BY KATE COOPER, VIRGINIA'S MOM
On August 14, 2004, my 17-month old daughter Virginia suffered her very first seizure. At first it was subtle: a barely perceptible twitch of the eyes. But it escalated quickly, and within 24 hours she was admitted to the ICU.
She’s had more than 13,000 seizures since that day.
For years I carried a notebook and jotted down the date and time of each and every seizure. Every nurse, every doctor, every concerned stranger asked the same questions: When was her last seizure? How often does she have them? How long do they last?
That notebook made me feel like I had answers. But here’s the problem: All of these questions assume that we’re dealing with seizures in a vacuum. And we now know that epilepsy is not a series of isolated incidents; it is a cumulative tragedy.

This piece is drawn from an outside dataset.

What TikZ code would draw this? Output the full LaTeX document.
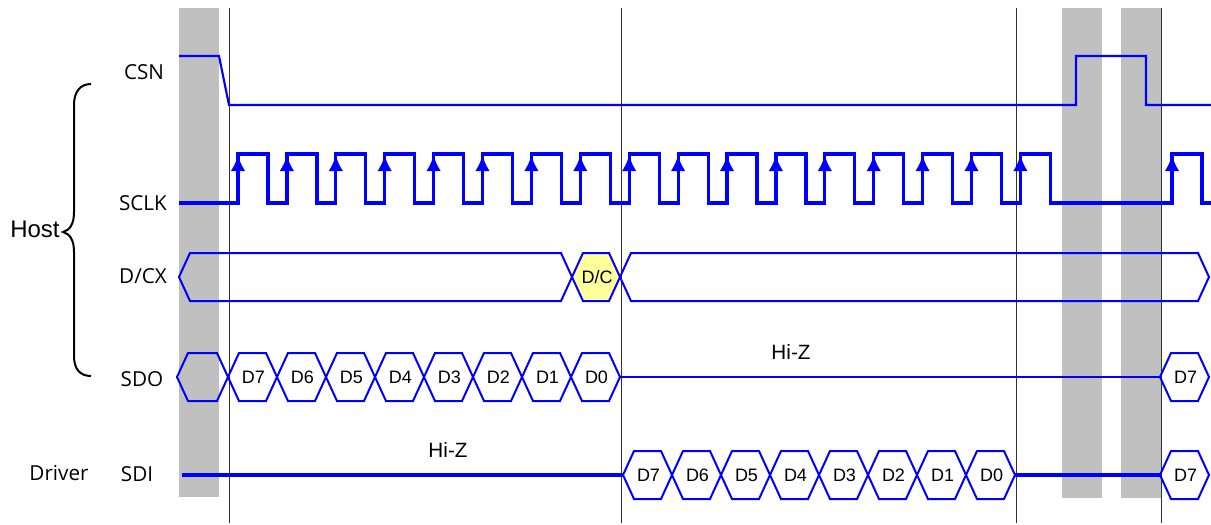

With each and every seizure, Virginia suffers more brain damage.
Every page of that notebook represents compromised potential, lost opportunities, missed milestones. Every notation changes who Virginia is as a daughter, a sister, a student, an athlete and a friend.
I used to count individual seizures. But I finally realized that even one seizure is one too many. And I stopped counting.
Twenty years ago, Susan Axelrod stopped counting, too. She started CURE and has since helped raise more than $50 million for epilepsy research. But epilepsy research is still tragically underfunded. In fact, even though it affects 43% more people than Parkinson’s, Multiple Sclerosis, Muscular Dystrophy, and Cerebral Palsy combined, epilepsy receives 60% less funding than each of these diseases.
As the year comes to an end, please resolve to help us close this funding gap. Let’s stop counting seizures and start counting seizure-free days instead.